We are very different from those companies. One thing that separates us is that we are a more aspirational brand. We are not the cheapest product in the market. We compete with the Germans, the Japanese and have worked because our products are solid- very very well built and made for India. And we are backed by fantastic marketing. We have 1.5 million boAtheads who love us.
How does demand for boAt compare between the metros and Tier 2,3 cities and beyond?
As a digital native company, our reach is of course equally good everywhere. The metros are our largest contributors, but Tier 3 cities are coming up, and really fast. People are aspirational, and on the offline side, Tier 3 cities don't have distribution for too many brands. So they look forward to brands. So, there is not a huge difference in the way people buy.
What’s your average ticket size per customer?
It has gone up over time. Right now it will be at about Rs 800-900 because our prices have increased and we have launched new categories (eg. sound bars ) which are more expensive.
But while you may be expensive in absolute terms, a lot of your products are much cheaper than alternatives, sometimes by even 50 percent?
No, I don’t think so. If you compare apples to apples, it will be 5-7 percent here and there. We don't want to be a cheap brand, we want to be an aspirational brand. So there is a lot of competition in our products and price points. A lot of our competitors are pricing products cheaper than us, in fact.
What does Warburg Pincus bring to the table?
They’re great partners to have. Everyone talks about their pedigree. They can help us build a strong organisation over the next four-five years, make us a little more structured, and get us across the finishing line.

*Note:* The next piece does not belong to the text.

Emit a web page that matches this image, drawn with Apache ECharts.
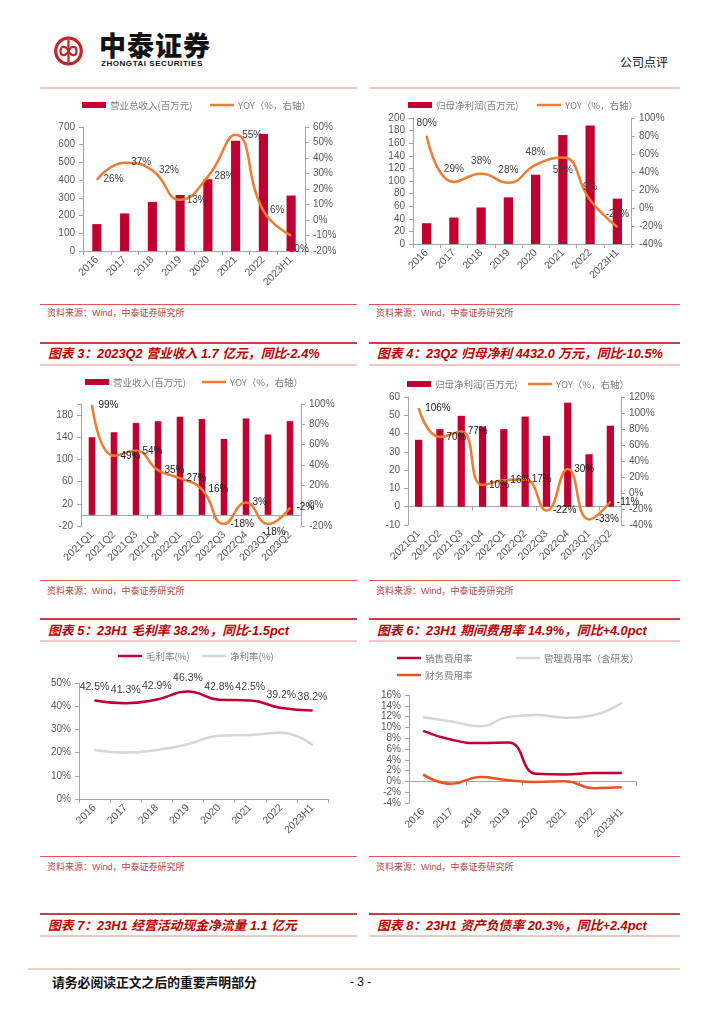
<!DOCTYPE html>
<html><head><meta charset="utf-8">
<script src="https://cdn.jsdelivr.net/npm/echarts/dist/echarts.min.js"></script>
<style>
body{margin:0;width:724px;height:1024px;position:relative;background:#fff;overflow:hidden;font-family:"Liberation Sans","Noto Sans CJK SC",sans-serif}
.abs{position:absolute;white-space:nowrap}
.ln{position:absolute;height:0}
.title{position:absolute;white-space:nowrap;font-style:italic;font-weight:bold;color:#c00000;font-size:12.8px;line-height:16px;font-family:"Liberation Sans","Noto Sans CJK SC",sans-serif}
.src{position:absolute;white-space:nowrap;font-size:9px;line-height:11px;color:#b44646;font-family:"Liberation Sans","Noto Sans CJK SC",sans-serif}
</style></head>
<body>
<svg class="abs" style="left:52px;top:35px" width="34" height="32" viewBox="0 0 34 32">
<circle cx="16.5" cy="16" r="12.8" fill="none" stroke="#c0272d" stroke-width="3.2"/>
<line x1="16.5" y1="5" x2="16.5" y2="27" stroke="#c0272d" stroke-width="2.2"/>
<path d="M16.5 16 C 14 10.5, 8.5 10.5, 8.5 16 C 8.5 21.5, 14 21.5, 16.5 16 C 19 10.5, 24.5 10.5, 24.5 16 C 24.5 21.5, 19 21.5, 16.5 16" fill="none" stroke="#c0272d" stroke-width="2.2"/>
</svg>
<div class="abs" style="left:99px;top:30px;font-size:27px;line-height:30px;font-weight:900;letter-spacing:1px;color:#111;font-family:'Noto Sans CJK SC'">中泰证券</div>
<div class="abs" style="left:101px;top:59px;font-size:8px;line-height:9px;font-weight:bold;letter-spacing:0.55px;color:#111">ZHONGTAI SECURITIES</div>
<div class="abs" style="left:620px;top:54px;font-size:12px;line-height:15px;color:#111;font-family:'Noto Sans CJK SC'">公司点评</div>
<div class="ln" style="left:40px;top:87px;width:317px;border-top:2px solid #f2c6c6"></div>
<div class="ln" style="left:369px;top:87px;width:311px;border-top:2px solid #f2c6c6"></div>

<div class="ln" style="left:40px;top:304px;width:317px;border-top:1px solid #d55"></div>
<div class="ln" style="left:369px;top:304px;width:311px;border-top:1px solid #d55"></div>
<div class="src" style="left:47px;top:308px">资料来源：Wind，中泰证券研究所</div>
<div class="src" style="left:376px;top:308px">资料来源：Wind，中泰证券研究所</div>

<div class="ln" style="left:40px;top:342px;width:317px;border-top:2px solid #c84040"></div>
<div class="ln" style="left:369px;top:342px;width:311px;border-top:2px solid #c84040"></div>
<div class="title" style="left:48px;top:346px">图表 3：2023Q2 营业收入 1.7 亿元，同比-2.4%</div>
<div class="title" style="left:377px;top:346px">图表 4：23Q2 归母净利 4432.0 万元，同比-10.5%</div>
<div class="ln" style="left:40px;top:364px;width:317px;border-top:2px solid #f2c6c6"></div>
<div class="ln" style="left:369px;top:364px;width:311px;border-top:2px solid #f2c6c6"></div>

<div class="ln" style="left:40px;top:580px;width:317px;border-top:1px solid #d55"></div>
<div class="ln" style="left:369px;top:580px;width:311px;border-top:1px solid #d55"></div>
<div class="src" style="left:47px;top:586px">资料来源：Wind，中泰证券研究所</div>
<div class="src" style="left:376px;top:586px">资料来源：Wind，中泰证券研究所</div>

<div class="ln" style="left:40px;top:618px;width:317px;border-top:2px solid #c84040"></div>
<div class="ln" style="left:369px;top:618px;width:311px;border-top:2px solid #c84040"></div>
<div class="title" style="left:48px;top:623px">图表 5：23H1 毛利率 38.2%，同比-1.5pct</div>
<div class="title" style="left:377px;top:623px">图表 6：23H1 期间费用率 14.9%，同比+4.0pct</div>
<div class="ln" style="left:40px;top:640px;width:317px;border-top:2px solid #f2c6c6"></div>
<div class="ln" style="left:369px;top:640px;width:311px;border-top:2px solid #f2c6c6"></div>

<div class="ln" style="left:40px;top:856px;width:317px;border-top:1px solid #d55"></div>
<div class="ln" style="left:369px;top:856px;width:311px;border-top:1px solid #d55"></div>
<div class="src" style="left:47px;top:862px">资料来源：Wind，中泰证券研究所</div>
<div class="src" style="left:376px;top:862px">资料来源：Wind，中泰证券研究所</div>

<div class="ln" style="left:40px;top:913px;width:317px;border-top:2px solid #c84040"></div>
<div class="ln" style="left:369px;top:913px;width:311px;border-top:2px solid #c84040"></div>
<div class="title" style="left:48px;top:918px">图表 7：23H1 经营活动现金净流量 1.1 亿元</div>
<div class="title" style="left:377px;top:918px">图表 8：23H1 资产负债率 20.3%，同比+2.4pct</div>
<div class="ln" style="left:40px;top:935px;width:317px;border-top:2px solid #f2c6c6"></div>
<div class="ln" style="left:369px;top:935px;width:311px;border-top:2px solid #f2c6c6"></div>

<div class="ln" style="left:28px;top:968px;width:652px;border-top:2px solid #ead2bd"></div>
<div class="abs" style="left:52px;top:974px;font-size:12.8px;line-height:16px;color:#111;font-weight:bold;font-family:'Noto Sans CJK SC'">请务必阅读正文之后的重要声明部分</div>
<div class="abs" style="left:350px;top:975px;font-size:12px;line-height:15px;color:#111">- 3 -</div>

<script>
// ---------- data ----------
const yearCats = ['2016','2017','2018','2019','2020','2021','2022','2023H1'];
const quarterCats = ['2021Q1','2021Q2','2021Q3','2021Q4','2022Q1','2022Q2','2022Q3','2022Q4','2023Q1','2023Q2'];
const revenueAnnual = [152,212,277,316,405,622,660,313];
const revenueAnnualYoy = [26,37,32,13,28,55,6,-10];
const profitAnnual = [33,42,58,74,110,173,188,72];
const profitAnnualYoy = [80,29,38,28,48,56,9,-21];
const revenueQuarter = [140,149,166,169,177,173,137,174,145,169];
const revenueQuarterYoy = [99,49,54,35,27,16,-18,3,-18,-2];
const profitQuarter = [36.6,42.4,49.7,43.9,42.4,49.3,38.8,56.9,28.7,44.3];
const profitQuarterYoy = [106,70,77,10,16,17,-22,30,-33,-11];
const grossMargin = [42.5,41.3,42.9,46.3,42.8,42.5,39.2,38.2];
const netMargin = [21.1,20.0,21.1,23.6,27.3,27.6,28.6,23.3];
const salesRate = [9.35,7.7,7.1,7.2,1.4,1.3,1.55,1.55];
const mgmtRate = [11.9,11.1,10.2,11.95,12.3,11.8,12.3,14.55];
const finRate = [1.25,-0.45,0.8,0.2,-0.1,0.05,-1.25,-1.1];
const revQuarterLeftTicks = [-20,20,60,100,140,180];

// ---------- styles ----------
const RED = '#c00030', ORANGE = '#ee7d31', GRAY = '#d6d6d6', FIN = '#e8541c';
const AX = '#a6a6a6', TXT = '#595959', FONT = 'Liberation Sans';

function makeChart(bx, opt) {
  const el = document.createElement('div');
  el.style.cssText = `position:absolute;left:${bx[0]}px;top:${bx[1]}px;width:${bx[2]}px;height:${bx[3]}px`;
  document.body.appendChild(el);
  const c = echarts.init(el, null, {renderer: 'canvas'});
  opt.animation = false;
  c.setOption(opt);
}
function g(bx, x1, y1, x2, y2) {
  return {left: x1 - bx[0], top: y1 - bx[1], width: x2 - x1, height: y2 - y1, containLabel: false, outerBoundsMode: 'none'};
}
function lg(bx, name, x, yc, kind) {
  return {data: [{name, icon: 'rect'}], left: x - bx[0], top: yc - 6 - bx[1], padding: 0,
    itemWidth: 24, itemHeight: kind === 'bar' ? 6 : 2.5, itemGap: 0, selectedMode: false,
    textStyle: {color: '#7f7f7f', fontSize: 9.5, lineHeight: 12, fontFamily: 'Noto Sans CJK SC', padding: [0, 0, 0, -1]}};
}
function catAxis(data, extra) {
  return Object.assign({type: 'category', data, position: 'bottom', boundaryGap: true,
    axisLine: {show: true, onZero: false, lineStyle: {color: AX}},
    axisTick: {show: true, length: 4, lineStyle: {color: AX}},
    axisLabel: {rotate: 45, color: TXT, fontSize: 10.5, margin: 7, interval: 0, fontFamily: FONT},
    splitLine: {show: false}}, extra || {});
}
function valAxis(min, max, interval, fmt, pos) {
  return {type: 'value', min, max, interval, position: pos,
    axisLine: {show: true, lineStyle: {color: AX}},
    axisTick: {show: true, length: 4, lineStyle: {color: AX}},
    axisLabel: {color: TXT, fontSize: 10, formatter: fmt, margin: 8, fontFamily: FONT},
    splitLine: {show: false}};
}
function barSeries(name, vals, width) {
  return {type: 'bar', name, data: vals, barWidth: width, itemStyle: {color: RED}, silent: true};
}
function lineSeries(name, vals, yIdx, color, opts) {
  opts = opts || {};
  const ov = opts.over || {};
  const s = {type: 'line', name, yAxisIndex: yIdx, smooth: 0.5, symbol: 'circle', symbolSize: 1,
    data: vals.map((v, i) => ov[i] ? {value: v, label: ov[i]} : v),
    lineStyle: {width: 2.5, color}, itemStyle: {color}, silent: true, z: 3};
  if (opts.pos) {
    s.label = {show: true, position: opts.pos, distance: opts.dist == null ? 5 : opts.dist, formatter: '{c}%',
      color: opts.lc || '#404040', fontSize: opts.fs || 10, fontFamily: FONT};
  }
  return s;
}

// ---------- chart 1 ----------
const B1 = [40, 92, 320, 212];
makeChart(B1, {
  grid: g(B1, 83, 127, 305, 251),
  legend: [lg(B1, '营业总收入(百万元)', 82, 105, 'bar'), lg(B1, 'YOY（%，右轴）', 210, 105, 'line')],
  xAxis: catAxis(yearCats),
  yAxis: [valAxis(0, 700, 100, '{value}', 'left'), valAxis(-20, 60, 10, '{value}%', 'right')],
  series: [barSeries('营业总收入(百万元)', revenueAnnual, '33%'),
    lineSeries('YOY（%，右轴）', revenueAnnualYoy, 1, ORANGE, {pos: 'right', dist: 6, over: {7: {position: 'bottom', offset: [6, 2]}}})]
});

// ---------- chart 2 ----------
const B2 = [369, 92, 320, 212];
makeChart(B2, {
  grid: g(B2, 413, 118, 631, 244),
  legend: [lg(B2, '归母净利润(百万元)', 408, 105, 'bar'), lg(B2, 'YOY（%，右轴）', 537, 105, 'line')],
  xAxis: catAxis(yearCats),
  yAxis: [valAxis(0, 200, 20, '{value}', 'left'), valAxis(-40, 100, 20, '{value}%', 'right')],
  series: [barSeries('归母净利润(百万元)', profitAnnual, '34%'),
    lineSeries('YOY（%，右轴）', profitAnnualYoy, 1, ORANGE, {pos: 'top', dist: 7, over: {5: {position: 'bottom'}}})]
});

// ---------- chart 3 ----------
const B3 = [40, 368, 320, 212];
const y3 = valAxis(-20, 200, 40, v => revQuarterLeftTicks.indexOf(v) >= 0 ? String(v) : '', 'left');
makeChart(B3, {
  grid: g(B3, 81, 404, 301, 526),
  legend: [lg(B3, '营业收入(百万元)', 85, 382, 'bar'), lg(B3, 'YOY（%，右轴）', 202, 382, 'line')],
  xAxis: [catAxis(quarterCats, {axisLine: {show: false, onZero: false}, axisTick: {show: false}}),
    catAxis(quarterCats, {axisLabel: {show: false}, axisLine: {show: true, onZero: true, onZeroAxisIndex: 0, lineStyle: {color: AX}}})],
  yAxis: [y3, valAxis(-20, 100, 20, '{value}%', 'right')],
  series: [barSeries('营业收入(百万元)', revenueQuarter, '30%'),
    lineSeries('YOY（%，右轴）', revenueQuarterYoy, 1, ORANGE, {pos: 'right', dist: 6, lc: '#1a1a1a', over: {8: {position: 'bottom', offset: [6, -3]}}})]
});

// ---------- chart 4 ----------
const B4 = [369, 368, 320, 212];
makeChart(B4, {
  grid: g(B4, 408, 397, 621, 525),
  legend: [lg(B4, '归母净利润(百万元)', 407, 384, 'bar'), lg(B4, 'YOY（%，右轴）', 528, 384, 'line')],
  xAxis: [catAxis(quarterCats, {axisLine: {show: false, onZero: false}, axisTick: {show: false}}),
    catAxis(quarterCats, {axisLabel: {show: false}, axisLine: {show: true, onZero: true, onZeroAxisIndex: 0, lineStyle: {color: AX}}})],
  yAxis: [valAxis(-10, 60, 10, '{value}', 'left'), valAxis(-40, 120, 20, '{value}%', 'right')],
  series: [barSeries('归母净利润(百万元)', profitQuarter, '34%'),
    lineSeries('YOY（%，右轴）', profitQuarterYoy, 1, ORANGE, {pos: 'right', dist: 6, lc: '#1a1a1a'})]
});

// ---------- chart 5 ----------
const B5 = [40, 644, 320, 212];
makeChart(B5, {
  grid: g(B5, 79, 683, 328, 799),
  legend: [lg(B5, '毛利率(%)', 118, 656, 'line'), lg(B5, '净利率(%)', 202, 656, 'line')],
  xAxis: catAxis(yearCats),
  yAxis: valAxis(0, 50, 10, '{value}%', 'left'),
  series: [lineSeries('净利率(%)', netMargin, 0, GRAY),
    lineSeries('毛利率(%)', grossMargin, 0, RED, {pos: 'top', dist: 7, lc: '#404040', fs: 10.5})]
});

// ---------- chart 6 ----------
const B6 = [369, 644, 320, 212];
makeChart(B6, {
  grid: g(B6, 409, 695, 636, 803),
  legend: [lg(B6, '销售费用率', 397, 658, 'line'), lg(B6, '管理费用率（含研发）', 516, 658, 'line'), lg(B6, '财务费用率', 397, 675, 'line')],
  xAxis: [catAxis(yearCats, {axisLine: {show: false, onZero: false}, axisTick: {show: false}}),
    catAxis(yearCats, {axisLabel: {show: false}, axisLine: {show: true, onZero: true, onZeroAxisIndex: 0, lineStyle: {color: AX}}})],
  yAxis: valAxis(-4, 16, 2, '{value}%', 'left'),
  series: [lineSeries('管理费用率（含研发）', mgmtRate, 0, GRAY),
    lineSeries('销售费用率', salesRate, 0, RED),
    lineSeries('财务费用率', finRate, 0, FIN)]
});
</script>
</body></html>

What do you see as the finishing line?
To be a global Indian brand.
So to be a global brand, how do you see other markets?
We aren’t selling anywhere outside India . We haven’t even seriously thought of it. There is a lot of headroom to grow in India. But over a period of time, we’ll look at other markets where behaviour is similar.
What do you see as your biggest challenge today?
Scaling up the organisation. We want to have a high performing organisation, and the next year is going to be dedicated to ensure we have the right folks for the right strokes. We want to hire for the supply chain, R&D, and strengthen our IT systems.
How big do you think boAt can be in India?
The market is highly fragmented, and there’s no single study on how big it is or can be. The market is growing and we are well poised to grow with it for at least the next two years. After that we will decide more on categories, or channels or countries.
Why did you start this business?
Five-seven years ago, there was this entire lifestyle segment coming up in the US, where Beats came in and changed the way people bought headphones. They made it aspirational and stylish. So, that is when Aman and I thought, there’s going to be a big change in the Indian market. Back then we were competing against earphones that came out of a mobile phone box. We considered many use cases- for sports, books, traveling in the metro. The youth are hooked on to music.
And a couple of years after we started, data becoming cheaper, fast mobile internet and the explosion of OTT (over the top) content platforms was also important. Because of OTT today mobile is the main mode of consumption. Nobody was building products for India.They would build for other markets and bring it to India. That was our opportunity.
Why haven’t we seen too many long-term hardware Indian brands?
One is, distribution in itself was very capital intensive. Nobody focused on creating this market. The advent of ecommerce has certainly helped. Just understanding of the consumer psyche was not there. Today with ecommerce and ratings, you can get quick and constant feedback. You can iterate very quickly and bring a product out. The feedback loop is fast. Earlier by the time you get feedback, you’re six months into business with the same set of products which are performing badly.